安装使用¶
编译¶
环境依赖
- 支持CentOS, Ubuntu and Mac OS。推荐CentOS 7.2以上, 检查安装cmake、make工具。
- Go版本>=1.11.2。
- Gcc版本>=5。
- Faiss master分支(commit:833d417db1b6b6fd4b19e092f735373f07eab33f)。
- 如果使用RocksDB, 版本6.2.2, 使用RocksDB中INSTALL.md文件的make shared_lib进行编译。
- 如果使用GPU, CUDA版本>=9.0
编译
进入GOPATH工作目录,
cd $GOPATH/src
mkdir -p github.com/vearch
cd github.com/vearch
下载源代码:
git clone https://github.com/vearch/vearch.git
(后续使用$vearch 代表vearch目录绝对路径)下载gamma代码:
cd vearch
git submodule update --init --recursive
如果使用GPU版本, 修改$vearch/engine/CMakeLists.txt文件中BUILD_WITH_GPU值为on
编译gamma
cd $vearch/engine
mkdir build && cd build
export FAISS_HOME=faiss安装路径
- 如果使用RocksDB
export ROCKSDB_HOME=RocksDB安装路径
cmake -DCMAKE_BUILD_TYPE=Release -DCMAKE_INSTALL_PREFIX=$vearch/ps/engine/gammacb/lib ..
make -j && make install
编译vearch
cd $vearch
export FAISS_HOME=faiss安装路径
- 如果使用RocksDB
export ROCKSDB_HOME=RocksDB安装路径
export LD_LIBRARY_PATH=$LD_LIBRARY_PATH:$FAISS_HOME/lib:$ROCKSDB_HOME:$ROCKSDB_HOME/lib:$vearch/ps/engine/gammacb/lib/lib
go build -a --tags=vector -o vearch
生成
vearch
文件表示编译成功
部署¶
单机模式:
- 生成配置文件config.toml(master_server端口使用8817, router_server端口使用9001)
[global]
# the name will validate join cluster by same name
name = "vearch"
# you data save to disk path ,If you are in a production environment, You'd better set absolute paths
data = ["datas/"]
# log path , If you are in a production environment, You'd better set absolute paths
log = "logs/"
# default log type for any model
level = "info"
# master <-> ps <-> router will use this key to send or receive data
signkey = "vearch"
skip_auth = true
# if you are master, you'd better set all config for router、ps and router, ps use default config it so cool
[[masters]]
# name machine name for cluster
name = "m1"
# ip or domain
address = "127.0.0.1"
# api port for http server
api_port = 8817
# port for etcd server
etcd_port = 2378
# listen_peer_urls List of comma separated URLs to listen on for peer traffic.

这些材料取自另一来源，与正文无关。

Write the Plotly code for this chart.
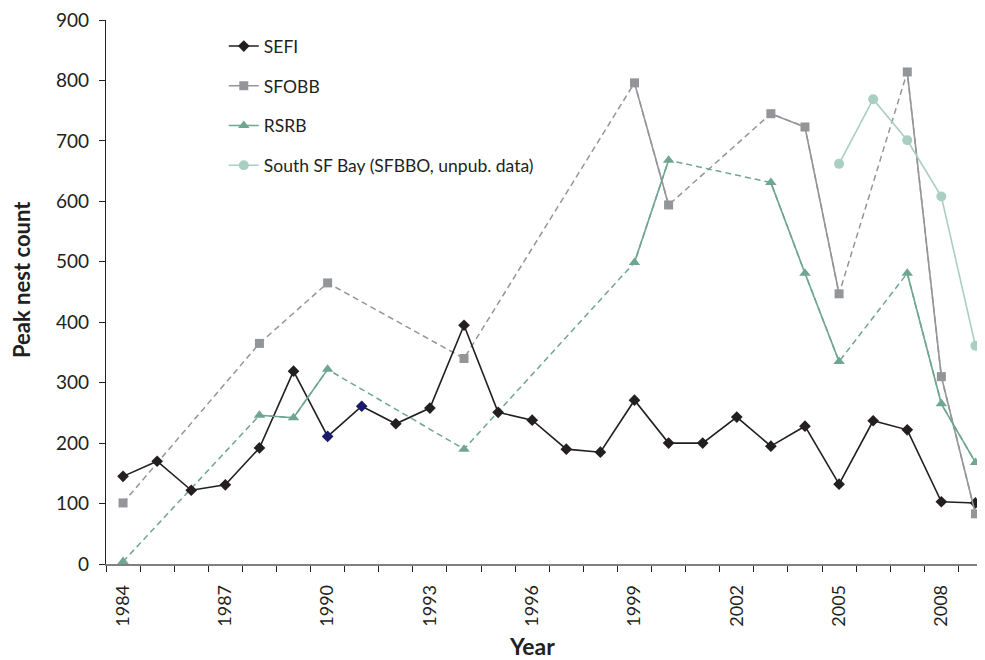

# advertise_peer_urls List of this member's peer URLs to advertise to the rest of the cluster. The URLs needed to be a comma-separated list.
etcd_peer_port = 2390
# List of this member's client URLs to advertise to the public.
# The URLs needed to be a comma-separated list.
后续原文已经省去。